Minneapolis in April is cold. I mean it. Minneapolis is cold (by my standards) most of the year. My wonderful colleagues came to work in light jackets and shook my hand as they exclaimed how beautiful a day it was, giving my ultra-thick winter jacket a second glance. They warned me “it is going to be down to the 30s today”. Well, that didn’t sound so bad, right? Wrong. They were talking in Fahrenheit. It translated to mean “zero” in Celsius! So, after a day of learning, I walked back to my hotel and looked up to the sky in shock as it started snowing – in April!
This brings me to my favourite discovery in Minneapolis – the skyways. I don’t know how it started and different people I spoke to told me different stories, but many years ago, the people here decided that it was just too cold outside to be walking around. So, when they started building and creating the city, they made sure they had a way to connect one building to another. Hence, “Skyways” were born. Every building has at least one skyway that connects to another building and this goes on. People here know exactly which skyway and which escalator to take to the next skyway. Signs are clearly displayed (they still confused me, though!) and people here walk and live above ground.
It is genius, actually. The skyways are huge glass-enclosed walkways and let in plenty of light during the day. People walk to work in office buildings, they walk to lunch, they walk to get to the train and every building connects. It is an incredibly extensive maze and everything shuts down at 10pm. These skyways are owned and maintained by the respective buildings – not the city – and so when the buildings shut down, these skyways do too. This is when people actually need to walk on the streets.
I walked from my hotel to a bookshop and crossed at least three skyways during this journey. I would look out from the skyways and just take in the view of the city outside. There were more vehicles than people and strangely, it made perfect sense. Everyone was going about their business indoors because they didn’t have to brave the cold temperatures outside. I was fully protected from the cold and I felt absolutely safe. All the buildings I visited had a huge lobby area for people to just sit in and soak in the sun – indoors. I felt like I was visiting another world, a world where people lived above ground. The term “skyway” is perfect for this. The people here live in the sky and for a short period, so did I.
I couldn’t bring home more than memories of these skyways but I gained two wonderful friends in Minneapolis. The people in the city are open, friendly, passionate about the arts and about building relationships and that was very clear to me. They are are genuine individuals, highly educated and well informed of the world outside the USA. My colleagues and friends – Peggy and Jennifer – not only taught me about work but also inspired me to be a better person.
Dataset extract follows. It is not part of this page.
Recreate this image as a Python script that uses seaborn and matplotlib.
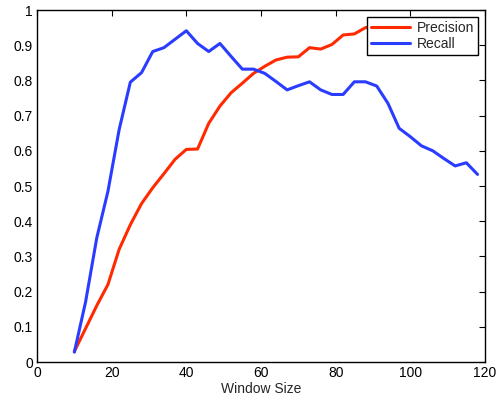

I listened to their comments about life and chuckled at their stories about welcoming visitors from China to their home. I watched a high school play by local teenagers and headed to their home still in a state of shock at the talent I was lucky enough to witness. I enjoyed conversations with a handsome teenager who was well mannered, friendly and extremely entertaining. I bonded with their family members and their pets and told some of my own stories about life in Malaysia.
I insisted that they take me to one of the 10,000 lakes in the state for a walk and watched them giggle at the look on my face as I tried to stop my teeth from chattering in the cold. I let them take me to the Mall of America and rode a roller coaster in one of their indoor amusement parks, thinking to myself “these guys are kids in grown-up suits!” and loving the experience. I visited the Sculpture Garden and experienced a moment in heaven as I closed my eyes and stood there enjoying the music of the wind chimes hanging in the trees.
I know that I will visit again and I know how I will be welcomed. I miss you, dear Sky-People. Please don’t change.